Stated goal:
Beginning with the line that contains "Rebuild this chart", retype the entries below exactly, ending with the line that contains "import plotly.graph_objects as go". Leave out any pictures.

Given information:
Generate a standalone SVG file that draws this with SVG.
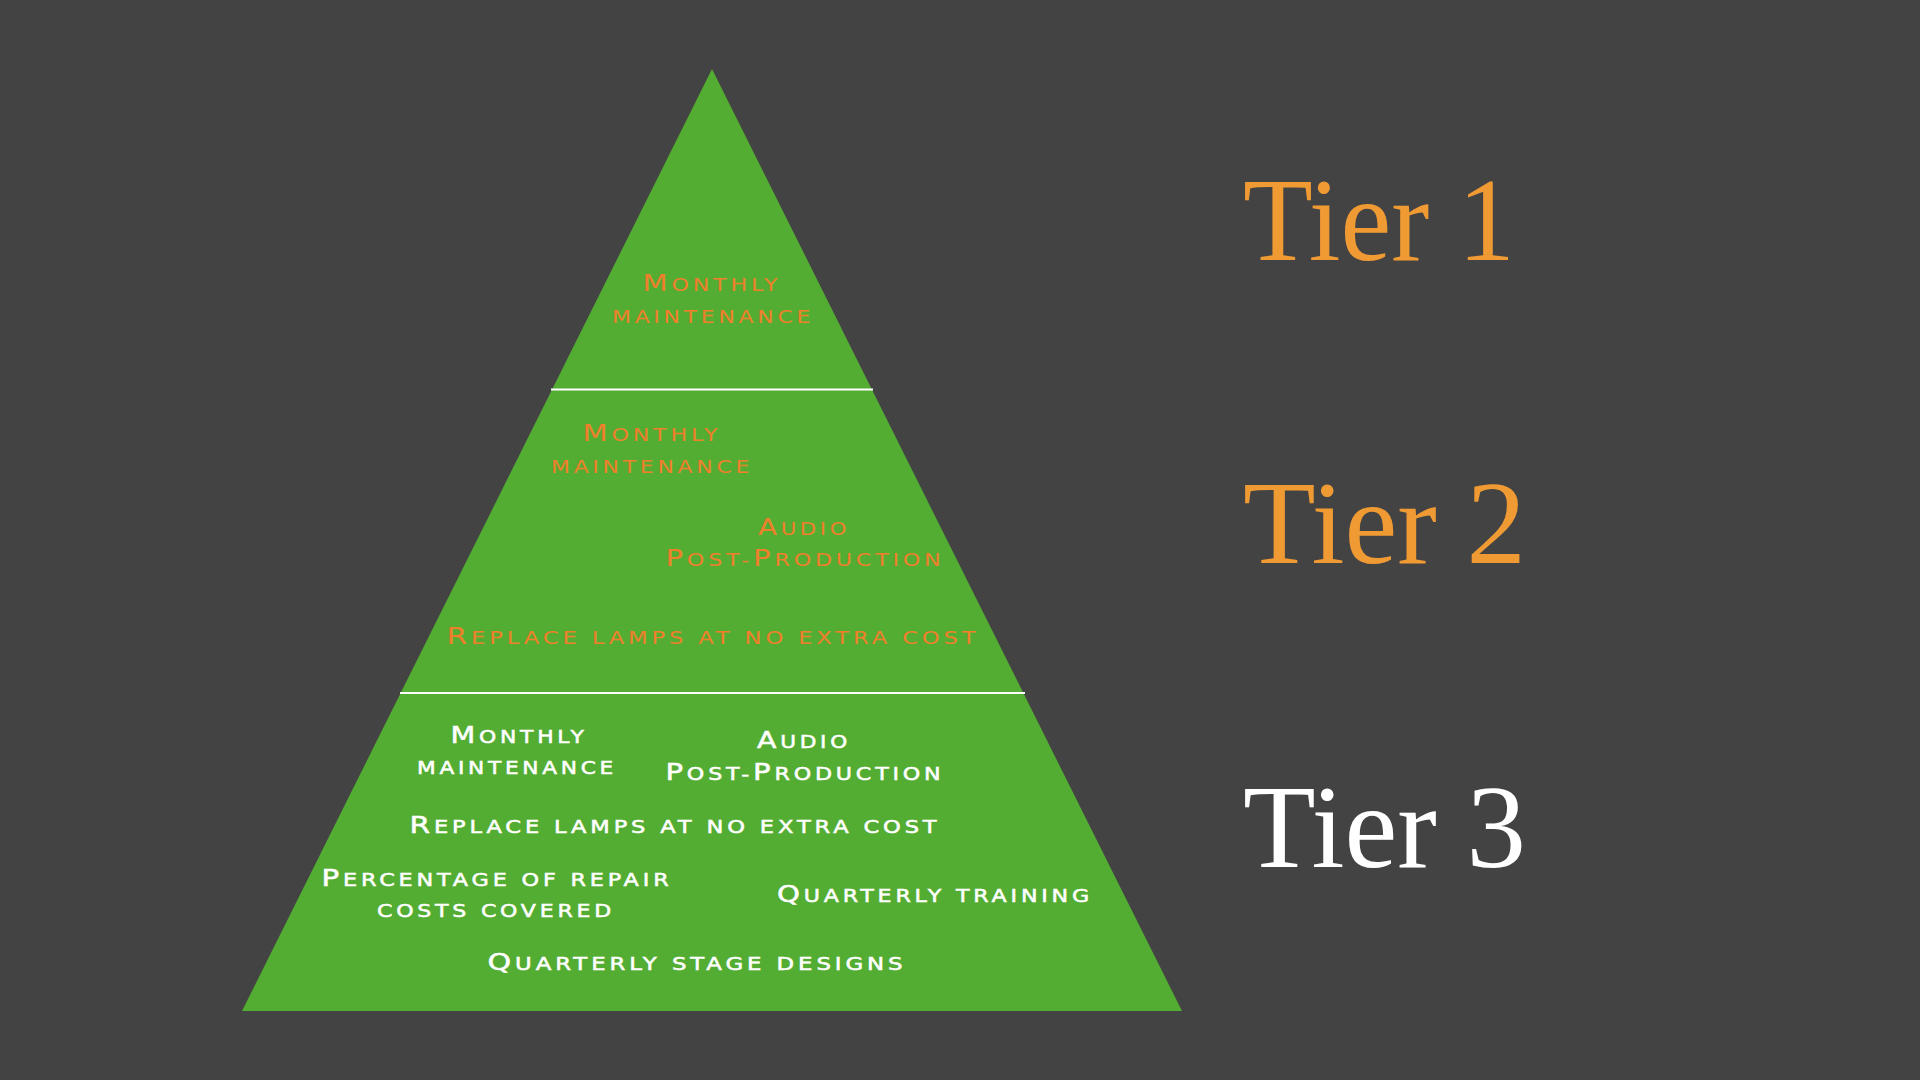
<svg xmlns="http://www.w3.org/2000/svg" width="1920" height="1080" viewBox="0 0 1920 1080">
<style>
.item{font-family:"DejaVu Sans","Liberation Sans",sans-serif;font-size:17.5px;letter-spacing:3px;text-anchor:middle}
.c{font-size:23px}
.or{fill:#F07F2C}
.wh{fill:#FFFFFF;stroke:#FFFFFF;stroke-width:0.5}
.tier{font-family:"Liberation Serif","DejaVu Serif",serif;font-size:118px}
.sep{stroke:#FFFFFF;stroke-width:2}
</style>
<rect width="1920" height="1080" fill="#434343"/>
<g id="pyramid">
<polygon points="712,69 1182,1011 242,1011" fill="#54AD33"/>
</g>
<g id="separators">
<line class="sep" x1="551" y1="389.5" x2="873" y2="389.5"/>
<line class="sep" x1="400" y1="693" x2="1025" y2="693"/>
</g>
<g id="tier1-items">
<text class="item or" x="712" y="291" textLength="139" lengthAdjust="spacingAndGlyphs"><tspan class="c">M</tspan>ONTHLY</text>
<text class="item or" x="713" y="323" textLength="202" lengthAdjust="spacingAndGlyphs">MAINTENANCE</text>
</g>
<g id="tier2-items">
<text class="item or" x="652" y="441" textLength="139" lengthAdjust="spacingAndGlyphs"><tspan class="c">M</tspan>ONTHLY</text>
<text class="item or" x="652" y="473" textLength="202" lengthAdjust="spacingAndGlyphs">MAINTENANCE</text>
<text class="item or" x="804" y="535" textLength="92" lengthAdjust="spacingAndGlyphs"><tspan class="c">A</tspan>UDIO</text>
<text class="item or" x="805" y="566" textLength="279" lengthAdjust="spacingAndGlyphs"><tspan class="c">P</tspan>OST-<tspan class="c">P</tspan>RODUCTION</text>
<text class="item or" x="713" y="644" textLength="533" lengthAdjust="spacingAndGlyphs"><tspan class="c">R</tspan>EPLACE LAMPS AT NO EXTRA COST</text>
</g>
<g id="tier3-items">
<text class="item wh" x="519" y="743" textLength="137" lengthAdjust="spacingAndGlyphs"><tspan class="c">M</tspan>ONTHLY</text>
<text class="item wh" x="517" y="774" textLength="200" lengthAdjust="spacingAndGlyphs">MAINTENANCE</text>
<text class="item wh" x="804" y="748" textLength="94" lengthAdjust="spacingAndGlyphs"><tspan class="c">A</tspan>UDIO</text>
<text class="item wh" x="805" y="780" textLength="279" lengthAdjust="spacingAndGlyphs"><tspan class="c">P</tspan>OST-<tspan class="c">P</tspan>RODUCTION</text>
<text class="item wh" x="675" y="833" textLength="531" lengthAdjust="spacingAndGlyphs"><tspan class="c">R</tspan>EPLACE LAMPS AT NO EXTRA COST</text>
<text class="item wh" x="497" y="886" textLength="351" lengthAdjust="spacingAndGlyphs"><tspan class="c">P</tspan>ERCENTAGE OF REPAIR</text>
<text class="item wh" x="496" y="917" textLength="238" lengthAdjust="spacingAndGlyphs">COSTS COVERED</text>
<text class="item wh" x="935" y="902" textLength="316" lengthAdjust="spacingAndGlyphs"><tspan class="c">Q</tspan>UARTERLY TRAINING</text>
<text class="item wh" x="697" y="970" textLength="419" lengthAdjust="spacingAndGlyphs"><tspan class="c">Q</tspan>UARTERLY STAGE DESIGNS</text>
</g>
<g id="tier-labels">
<text id="tier1" class="tier" x="1243" y="260" fill="#F09A33" textLength="272" lengthAdjust="spacingAndGlyphs">Tier 1</text>
<text id="tier2" class="tier" x="1243" y="563" fill="#F09A33" textLength="283" lengthAdjust="spacingAndGlyphs">Tier 2</text>
<text id="tier3" class="tier" x="1243" y="867" fill="#FFFFFF" textLength="283" lengthAdjust="spacingAndGlyphs">Tier 3</text>
</g>
</svg>
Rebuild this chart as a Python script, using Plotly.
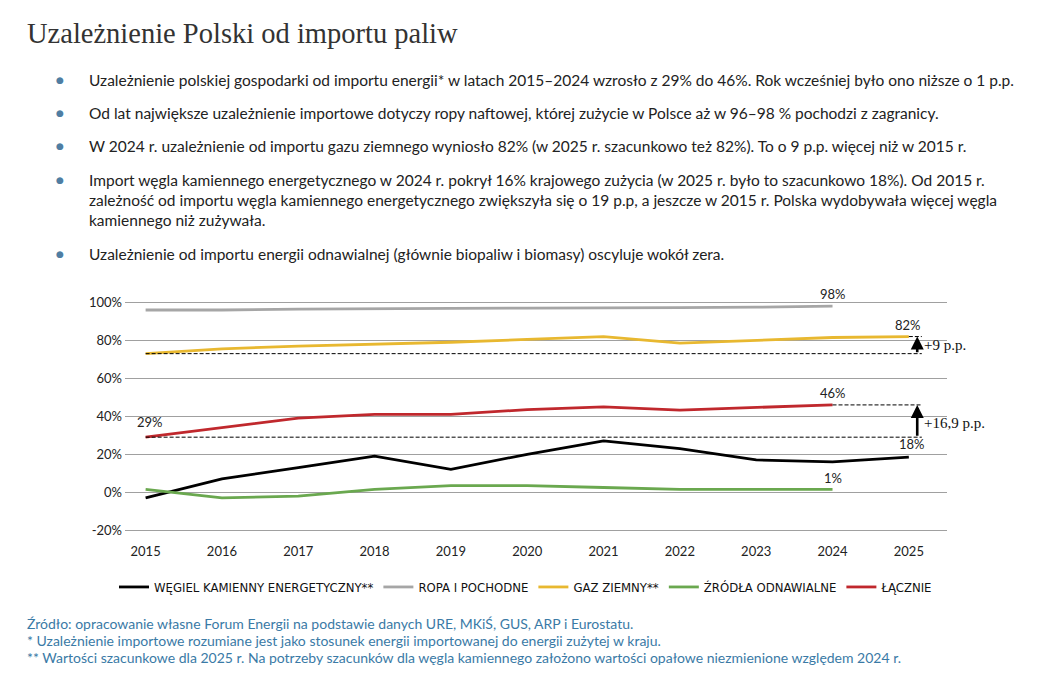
import plotly.graph_objects as go

years = [2015, 2016, 2017, 2018, 2019, 2020, 2021, 2022, 2023, 2024, 2025]
wegiel = [-3, 7, 13, 19, 12, 20, 27, 23, 17, 16, 18.5]
ropa = [96, 96, 96.5, 96.5, 96.8, 97, 97, 97.2, 97.5, 98]
gaz = [73, 75.5, 77, 78, 79, 80.5, 82, 78.5, 80, 81.5, 82]
oze = [1.5, -3, -2, 1.5, 3.5, 3.5, 2.5, 1.5, 1.5, 1.5]
lacznie = [29, 34, 39, 41, 41, 43.5, 45, 43.3, 44.7, 46]

series = [
    ("WĘGIEL KAMIENNY ENERGETYCZNY**", wegiel, "#000000"),
    ("ROPA I POCHODNE", ropa, "#a6a6a6"),
    ("GAZ ZIEMNY**", gaz, "#e8b830"),
    ("ŹRÓDŁA ODNAWIALNE", oze, "#6aa84f"),
    ("ŁĄCZNIE", lacznie, "#c0282d"),
]

title = "Uzależnienie Polski od importu paliw"
bullets = [
    "Uzależnienie polskiej gospodarki od importu energii* w latach 2015–2024 wzrosło z 29% do 46%. Rok wcześniej było ono niższe o 1 p.p.",
    "Od lat największe uzależnienie importowe dotyczy ropy naftowej, której zużycie w Polsce aż w 96–98 % pochodzi z zagranicy.",
    "W 2024 r. uzależnienie od importu gazu ziemnego wyniosło 82% (w 2025 r. szacunkowo też 82%). To o 9 p.p. więcej niż w 2015 r.",
    "Import węgla kamiennego energetycznego w 2024 r. pokrył 16% krajowego zużycia (w 2025 r. było to szacunkowo 18%). Od 2015 r.<br>"
    "zależność od importu węgla kamiennego energetycznego zwiększyła się o 19 p.p, a jeszcze w 2015 r. Polska wydobywała więcej węgla<br>"
    "kamiennego niż zużywała.",
    "Uzależnienie od importu energii odnawialnej (głównie biopaliw i biomasy) oscyluje wokół zera.",
]
footer = [
    "Źródło: opracowanie własne Forum Energii na podstawie danych URE, MKiŚ, GUS, ARP i Eurostatu.",
    "* Uzależnienie importowe rozumiane jest jako stosunek energii importowanej do energii zużytej w kraju.",
    "** Wartości szacunkowe dla 2025 r. Na potrzeby szacunków dla węgla kamiennego założono wartości opałowe niezmienione względem 2024 r.",
]

# page body has an 8px margin, so the figure is a bit smaller and offset
OFF = 8
W, H = 1050 - OFF, 680 - OFF
L, R, T, B = 117, 103, 283, 146
pw, ph = W - L - R, H - T - B


def px(xp):
    return (xp - OFF - L) / pw


def py(yp):
    return (H - B - (yp - OFF)) / ph


fig = go.Figure()
for name, vals, col in series:
    fig.add_trace(go.Scatter(x=years[:len(vals)], y=vals, name=name, mode="lines",
                             line=dict(color=col, width=2.8)))

xend = 2025.17
xarr = 2025.11
dash = dict(color="#000000", width=1, dash="4px,2px")
fig.add_shape(type="line", x0=years[0], x1=xend, y0=gaz[0], y1=gaz[0], line=dash)
fig.add_shape(type="line", x0=years[-1], x1=xend, y0=gaz[-1], y1=gaz[-1], line=dash)
fig.add_shape(type="line", x0=years[0], x1=xend, y0=lacznie[0], y1=lacznie[0], line=dash)
fig.add_shape(type="line", x0=years[9], x1=xend, y0=lacznie[-1], y1=lacznie[-1], line=dash)

for lo, hi in [(gaz[0], gaz[-1]), (lacznie[0], lacznie[-1])]:
    fig.add_annotation(x=xarr, y=hi, ax=xarr, ay=lo, axref="x", ayref="y", text="",
                       showarrow=True, arrowhead=2, arrowsize=1, arrowwidth=2.6,
                       arrowcolor="#000000")

serif = "Liberation Serif, DejaVu Serif, serif"
fig.add_annotation(x=xarr, y=(gaz[0] + gaz[-1]) / 2, text="+9 p.p.", showarrow=False,
                   xanchor="left", xshift=5, font=dict(family=serif, size=15, color="#111"))
fig.add_annotation(x=xarr, y=(lacznie[0] + lacznie[-1]) / 2 - 1, text="+16,9 p.p.", showarrow=False,
                   xanchor="left", xshift=5, font=dict(family=serif, size=15, color="#111"))

lab = dict(family="Lato, sans-serif", size=13, color="#222")
value_labels = [
    (2024, ropa[-1], "98%", 0, 12),
    (2025, gaz[-1], "82%", -1, 12),
    (2024, lacznie[-1], "46%", 0, 12),
    (2015, lacznie[0], "29%", 4, 15),
    (2025, wegiel[-1], "18%", 3, 13),
    (2024, oze[-1], "1%", 0, 11),
]
for x, y, t, xs, ys in value_labels:
    fig.add_annotation(x=x, y=y, text=t, showarrow=False, xshift=xs, yshift=ys, font=lab)

# title, bullets, footer
fig.add_annotation(xref="paper", yref="paper", x=px(25), y=py(33), text=title, showarrow=False,
                   xanchor="left", yanchor="middle",
                   font=dict(family=serif, size=28.5, color="#333"))

rows = [80, 113, 146, 180, 254]
for yb, txt in zip(rows, bullets):
    fig.add_annotation(xref="paper", yref="paper", x=px(60), y=py(yb), text="●",
                       showarrow=False, xanchor="center", yanchor="middle",
                       font=dict(family="DejaVu Sans", size=9, color="#4f7ea3"))
    fig.add_annotation(xref="paper", yref="paper", x=px(87), y=py(yb - 11),
                       text=txt, showarrow=False, xanchor="left", yanchor="top", align="left",
                       font=dict(family="Lato, sans-serif", size=15.5, color="#222"))

for i, txt in enumerate(footer):
    fig.add_annotation(xref="paper", yref="paper", x=px(25), y=py(623 + 17 * i), text=txt,
                       showarrow=False, xanchor="left", yanchor="middle",
                       font=dict(family="Lato, sans-serif", size=14, color="#3a7aa6"))

fig.update_layout(
    width=W, height=H,
    margin=dict(l=L, r=R, t=T, b=B),
    paper_bgcolor="white", plot_bgcolor="white",
    showlegend=True,
    legend=dict(orientation="h", x=px(526), xanchor="center", y=py(587), yanchor="middle",
                font=dict(family="DejaVu Sans Condensed, Liberation Sans Narrow, sans-serif",
                          size=13, color="#111"),
                itemwidth=30, tracegroupgap=0),
    font=dict(family="Lato, sans-serif", color="#222"),
)
fig.update_xaxes(range=[2014.73, 2025.5], tickvals=years, ticktext=[str(y) for y in years],
                 showgrid=False, zeroline=False, showline=False, ticks="",
                 tickfont=dict(family="Lato, sans-serif", size=13, color="#222"),
                 ticklabelstandoff=8)
fig.update_yaxes(range=[-22, 106], tickvals=[-20, 0, 20, 40, 60, 80, 100],
                 ticktext=["-20%", "0%", "20%", "40%", "60%", "80%", "100%"],
                 showgrid=True, gridcolor="#a0a0a0", gridwidth=1, zeroline=False,
                 showline=False, ticks="", ticklabelstandoff=2,
                 tickfont=dict(family="Lato, sans-serif", size=13, color="#222"))

fig.write_html("out.html")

The result:
Rebuild this chart as a Python script, using Plotly.
import plotly.graph_objects as go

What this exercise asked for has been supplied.